His fellow teammates filled his car with popcorn because he’s just a dumb rookie, but consider this: The Warriors have won every playoff series in which Kent Bazemore plays. If that trend continues, they should apologize and fill his car with diamonds.

James Jones, Miami Heat

Remember when James Jones was the best three-point shooter in all the land? Then one day, he came to work and Ray Allen was parked in his spot.

Vladimir Radmanovic, Chicago Bulls

There is not much garbage time in Chicago. Ask Luol Deng. That makes playing time even more precious for Vladimir Radmanovic. The native of Bosnia and Herzegovinia played in 25 games this season, though he only played more than 10 minutes in six. The first game of the Bulls’ season, a 29-point win over Cleveland, was a typical Radmanovic outing: Less than three minutes, three points and a foul. Only once did Radmanovic get meaningful minutes: an April game against Orlando, the fifth in seven nights, with five Bulls injured. Radmanovic shot perfectly from the field, finishing with seven points, four rebounds, two assists, two steals and a block. Most of those stats were season highs. We haven’t seen Radmanovic in the playoffs yet, and with the Bulls in a close series with the Nets, we may not ever.

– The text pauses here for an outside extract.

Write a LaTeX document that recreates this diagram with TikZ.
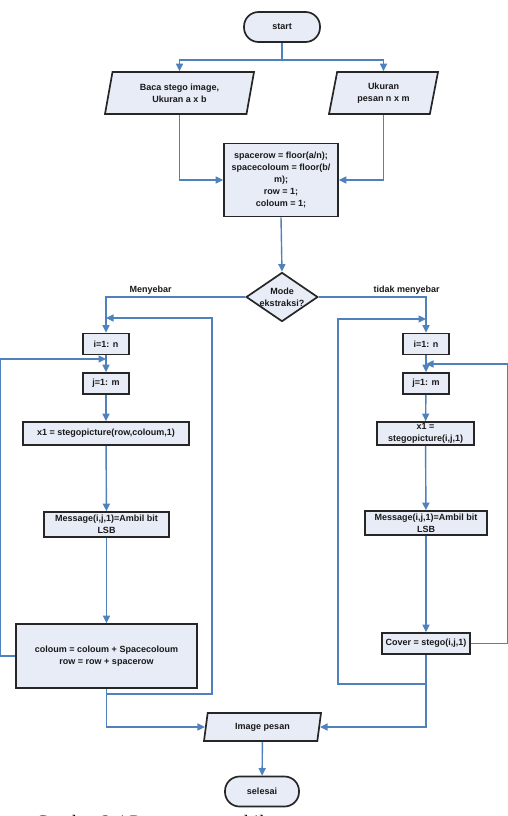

The man they used to call Vlad Rad is a former Most Improved Player and major contributor to the Sonics (RIP), Clippers and Lakers, but he fell off after a snowboarding injury. At least he’s been better than Derrick Rose this year right?

Robert Sacre, Los Angeles Lakers 

In a sign that he’s really not ready, Robert Sacre hardly got any burn in the playoffs, though most of his teammates ate fruit from the same appendage-destroying tree. But Sacre may be one of the best bench celebrators in the league. The folks over at Believe the Hype NBA even made a mix of his antics. He has a ways to go before he can unseat Ronny Turiaf, but he’s only 23, so the potential is there.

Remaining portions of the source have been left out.